Tuning agrochemical chemistry at the nanoscale to enhance stress tolerance, crop nutrition and yield

J. White
The Connecticut Agricultural Experiment Station (CAES),
United States

Keywords: agrochemical, nanoscale, crops, food

Summary:

Low use and delivery efficiency of conventional agrichemicals is a significant impediment to maintaining global food security, particularly given that a 60-70% increase in food production is needed by 2050 to support the projected population. Further confounding these efforts is a changing climate, which may force increased cultivation of crops under more marginal and stress-inducing conditions. Thus, novel and sustainable strategies for enhancing food production are needed all along the “farm-to-fork” continuum. One area we have focused on is using nanotechnology to increase the delivery efficiency and efficacy of nutrients. For example, given the known role of micronutrients in plant growth and defense against both abiotic and biotic stresses, we began mechanistic investigations into the potential of nanoscale micronutrient platforms for enhancing nutritional status and disease resistance. In a number of studies, foliar amendment of nanoscale materials such as CuO, CuS, S, and SiO2 have been shown to significantly alleviate damage caused by the fungal and viral pathogens, resulting in enhanced growth and yield. Importantly, disease suppression is largely a function of modulated plant nutrition and disease resistance and not direct toxicity against the pathogen.

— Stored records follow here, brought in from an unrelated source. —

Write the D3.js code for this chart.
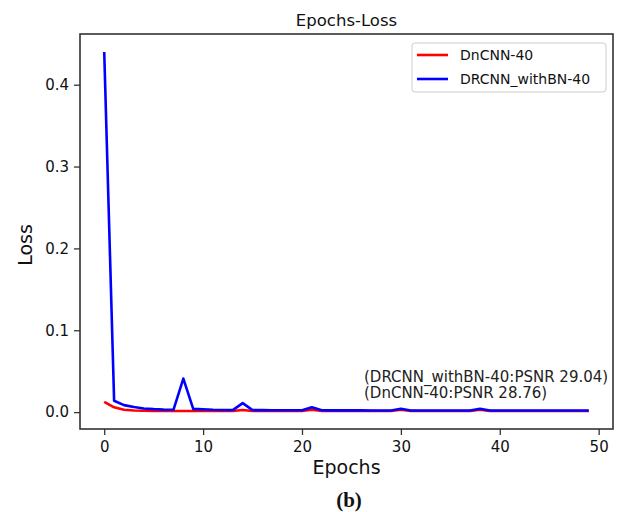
<!DOCTYPE html>
<html>
<head>
<meta charset="utf-8">
<script src="https://cdn.jsdelivr.net/npm/d3@7"></script>
<style>
  body { margin: 0; background: #fff; }
  svg { display: block; font-family: "DejaVu Sans", sans-serif; }
</style>
</head>
<body>
<div id="vis"></div>
<script>
// Loss per epoch
const epochs = d3.range(0, 50);
const dncnnLoss = [
  0.0125, 0.0058, 0.0028, 0.0020, 0.0017, 0.0015, 0.0014, 0.0014, 0.0014, 0.0014,
  0.0013, 0.0013, 0.0013, 0.0013, 0.0025, 0.0013, 0.0013, 0.0013, 0.0013, 0.0013,
  0.0013, 0.0030, 0.0013, 0.0013, 0.0013, 0.0013, 0.0013, 0.0013, 0.0013, 0.0013,
  0.0028, 0.0013, 0.0013, 0.0013, 0.0013, 0.0013, 0.0013, 0.0013, 0.0028, 0.0013,
  0.0013, 0.0013, 0.0013, 0.0013, 0.0013, 0.0013, 0.0013, 0.0013, 0.0013, 0.0013
];
const drcnnLoss = [
  0.440, 0.0138, 0.0085, 0.0062, 0.0045, 0.0036, 0.0030, 0.0028, 0.0410, 0.0040,
  0.0033, 0.0028, 0.0026, 0.0025, 0.0110, 0.0025, 0.0024, 0.0023, 0.0023, 0.0022,
  0.0022, 0.0058, 0.0022, 0.0021, 0.0021, 0.0021, 0.0021, 0.0020, 0.0020, 0.0020,
  0.0040, 0.0020, 0.0020, 0.0020, 0.0020, 0.0020, 0.0020, 0.0020, 0.0040, 0.0020,
  0.0020, 0.0020, 0.0020, 0.0020, 0.0020, 0.0020, 0.0020, 0.0020, 0.0020, 0.0020
];
const seriesNames = ["DnCNN-40", "DRCNN_withBN-40"];
const seriesColors = ["#ff0000", "#0000ff"];
const xTicks = [0, 10, 20, 30, 40, 50];
const yTicks = [0.0, 0.1, 0.2, 0.3, 0.4];
const notes = ["(DRCNN_withBN-40:PSNR 29.04)", "(DnCNN-40:PSNR 28.76)"];

const width = 620;
const height = 512;
const margin = { top: 34, right: 7, bottom: 83, left: 80 };

const svg = d3.select("#vis")
  .append("svg")
  .attr("width", width)
  .attr("height", height);

// matplotlib-style 5% padding around the data
const xExt = d3.extent(epochs);
const xPad = (xExt[1] - xExt[0]) * 0.05;
const allLoss = dncnnLoss.concat(drcnnLoss);
const yExt = d3.extent(allLoss);
const yPad = (yExt[1] - yExt[0]) * 0.05;

const xScale = d3.scaleLinear()
  .domain([xExt[0] - xPad, xExt[1] + xPad])
  .range([margin.left, width - margin.right]);

const yScale = d3.scaleLinear()
  .domain([yExt[0] - yPad, yExt[1] + yPad])
  .range([height - margin.bottom, margin.top]);

// Lines
const line = d3.line()
  .x((d, i) => xScale(epochs[i]))
  .y(d => yScale(d));

[dncnnLoss, drcnnLoss].forEach((vals, k) => {
  svg.append("path")
    .datum(vals)
    .attr("fill", "none")
    .attr("stroke", seriesColors[k])
    .attr("stroke-width", 2.6)
    .attr("stroke-linejoin", "round")
    .attr("d", line);
});

// Axes
const xAxis = svg.append("g")
  .attr("transform", `translate(0,${height - margin.bottom})`)
  .call(d3.axisBottom(xScale).tickValues(xTicks).tickSize(6).tickPadding(6).tickFormat(d3.format("d")));

const yAxis = svg.append("g")
  .attr("transform", `translate(${margin.left},0)`)
  .call(d3.axisLeft(yScale).tickValues(yTicks).tickSize(6).tickPadding(5).tickFormat(d3.format(".1f")));

[xAxis, yAxis].forEach(a => {
  a.select(".domain").remove();
  a.selectAll("line").attr("stroke", "#333").attr("stroke-width", 1.3);
  a.selectAll("text")
    .attr("fill", "#111")
    .attr("font-size", "15px")
    .attr("font-family", "DejaVu Sans, sans-serif");
});

// Frame
svg.append("rect")
  .attr("x", margin.left)
  .attr("y", margin.top)
  .attr("width", width - margin.left - margin.right)
  .attr("height", height - margin.top - margin.bottom)
  .attr("fill", "none")
  .attr("stroke", "#333")
  .attr("stroke-width", 1.6);

// Title and labels
svg.append("text")
  .attr("x", (margin.left + width - margin.right) / 2)
  .attr("y", 26)
  .attr("text-anchor", "middle")
  .attr("font-size", "16.5px")
  .attr("fill", "#111")
  .text("Epochs-Loss");

svg.append("text")
  .attr("x", (margin.left + width - margin.right) / 2)
  .attr("y", 474)
  .attr("text-anchor", "middle")
  .attr("font-size", "19px")
  .attr("fill", "#111")
  .text("Epochs");

svg.append("text")
  .attr("transform", "rotate(-90)")
  .attr("x", -245)
  .attr("y", 32)
  .attr("text-anchor", "middle")
  .attr("font-size", "19px")
  .attr("fill", "#111")
  .text("Loss");

svg.append("text")
  .attr("x", 349)
  .attr("y", 507)
  .attr("text-anchor", "middle")
  .attr("font-size", "21px")
  .attr("font-weight", "bold")
  .attr("font-family", "Liberation Serif, serif")
  .attr("fill", "#111")
  .text("(b)");

// PSNR notes
notes.forEach((t, i) => {
  svg.append("text")
    .attr("x", 364)
    .attr("y", 382 + i * 16)
    .attr("font-size", "15px")
    .attr("fill", "#222")
    .text(t);
});

// Legend
const legend = svg.append("g")
  .attr("transform", "translate(412,43)");

legend.append("rect")
  .attr("width", 194)
  .attr("height", 49)
  .attr("rx", 3)
  .attr("fill", "#fff")
  .attr("fill-opacity", 0.8)
  .attr("stroke", "#ccc")
  .attr("stroke-width", 1);

seriesNames.forEach((name, i) => {
  const y = 12 + i * 24;
  legend.append("line")
    .attr("x1", 5)
    .attr("x2", 36)
    .attr("y1", y)
    .attr("y2", y)
    .attr("stroke", seriesColors[i])
    .attr("stroke-width", 2.6);
  legend.append("text")
    .attr("x", 48)
    .attr("y", y + 5)
    .attr("font-size", "14px")
    .attr("fill", "#111")
    .text(name);
});
</script>
</body>
</html>
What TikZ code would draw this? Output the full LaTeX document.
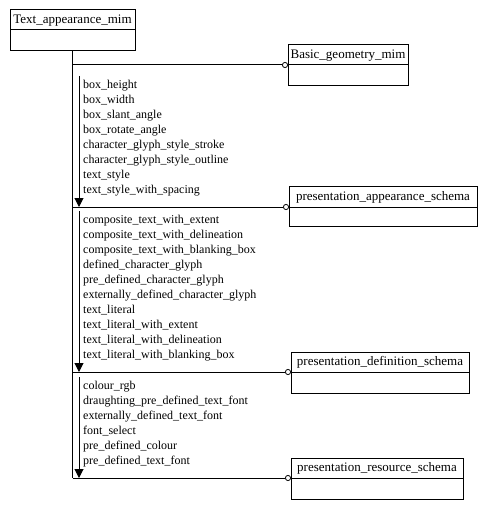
\documentclass[tikz,border=0pt]{standalone}
\usepackage{fontspec}
\setmainfont{Liberation Serif}
\usetikzlibrary{arrows.meta,positioning}
\tikzset{
  entity/.style={draw,line width=1bp,outer sep=0pt,anchor=north west,minimum height=20bp,inner xsep=2bp,inner ysep=0pt,text height=10bp,text depth=2.5bp,font=\fontsize{13bp}{15bp}\selectfont},
  entbody/.style={draw,line width=1bp,outer sep=0pt,inner sep=0pt,below=0pt of #1},
  items/.style={anchor=north west,align=left,inner xsep=4bp,inner ysep=0pt,font=\fontsize{12bp}{15bp}\selectfont},
  link/.style={-{Circle[open,length=6bp,line width=0.8bp]},line width=1bp},
  feed/.style={-{Triangle[length=9bp,width=9bp]},line width=1bp},
  trunk/.style={line width=1bp}
}
\begin{document}
\begin{tikzpicture}[x=1bp,y=-1bp]
  \useasboundingbox (0,0) rectangle (487,509);
  % schema boxes
  \node[entity,minimum width=125bp] (tam) at (10,10) {Text\_appearance\_mim};
  \node[entbody=tam,minimum width=125bp,minimum height=21bp] (tamb) {};
  \node[entity,minimum width=120bp] (geo) at (288,45) {Basic\_geometry\_mim};
  \node[entbody=geo,minimum width=120bp,minimum height=21bp] (geob) {};
  \node[entity,minimum width=188bp] (app) at (289,187) {presentation\_appearance\_schema};
  \node[entbody=app,minimum width=188bp,minimum height=19bp] (appb) {};
  \node[entity,minimum width=178bp] (dfn) at (291,352) {presentation\_definition\_schema};
  \node[entbody=dfn,minimum width=178bp,minimum height=21bp] (dfnb) {};
  \node[entity,minimum width=172bp] (res) at (291,458) {presentation\_resource\_schema};
  \node[entbody=res,minimum width=172bp,minimum height=21bp] (resb) {};
  % reference lists
  \node[items] (lst1) at (79,80) {box\_height\\box\_width\\box\_slant\_angle\\box\_rotate\_angle\\character\_glyph\_style\_stroke\\character\_glyph\_style\_outline\\text\_style\\text\_style\_with\_spacing};
  \node[items] (lst2) at (79,215) {composite\_text\_with\_extent\\composite\_text\_with\_delineation\\composite\_text\_with\_blanking\_box\\defined\_character\_glyph\\pre\_defined\_character\_glyph\\externally\_defined\_character\_glyph\\text\_literal\\text\_literal\_with\_extent\\text\_literal\_with\_delineation\\text\_literal\_with\_blanking\_box};
  \node[items] (lst3) at (79,381) {colour\_rgb\\draughting\_pre\_defined\_text\_font\\externally\_defined\_text\_font\\font\_select\\pre\_defined\_colour\\pre\_defined\_text\_font};
  % connectors
  \draw[trunk] (tamb.south) -- (tamb.south |- res.south west);
  \draw[link] (tamb.south |- geo.south west) -- (geo.south west);
  \draw[link] (tamb.south |- app.south west) -- (app.south west);
  \draw[link] (tamb.south |- dfn.south west) -- (dfn.south west);
  \draw[link] (tamb.south |- res.south west) -- (res.south west);
  \draw[feed] ([yshift=4bp]lst1.north west) -- (lst1.north west |- app.south west);
  \draw[feed] ([yshift=4bp]lst2.north west) -- (lst2.north west |- dfn.south west);
  \draw[feed] ([yshift=4bp]lst3.north west) -- (lst3.north west |- res.south west);
\end{tikzpicture}
\end{document}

Separately, we are also looking at novel biopolymer-based nanocomposites as a means to enhance the precision of phosphorus delivery while minimizing run-off and damage to the ecosystem. Other studies are focused on the use of nanoscale metal oxides to enhance photosynthetic efficiency under stressed and non-stressed conditions. Across all of these projects, it is clear that the ability to effectively tune nanoscale material structure and composition will be critical to maximizing positive impacts, including significantly reduced amounts of agrichemical use. Results will be presented from several studies where manipulation of nanoparticle synthesis resulted in tunable and sustainable materials that yielded greater plant health and crop yield by a range of agronomic endpoints.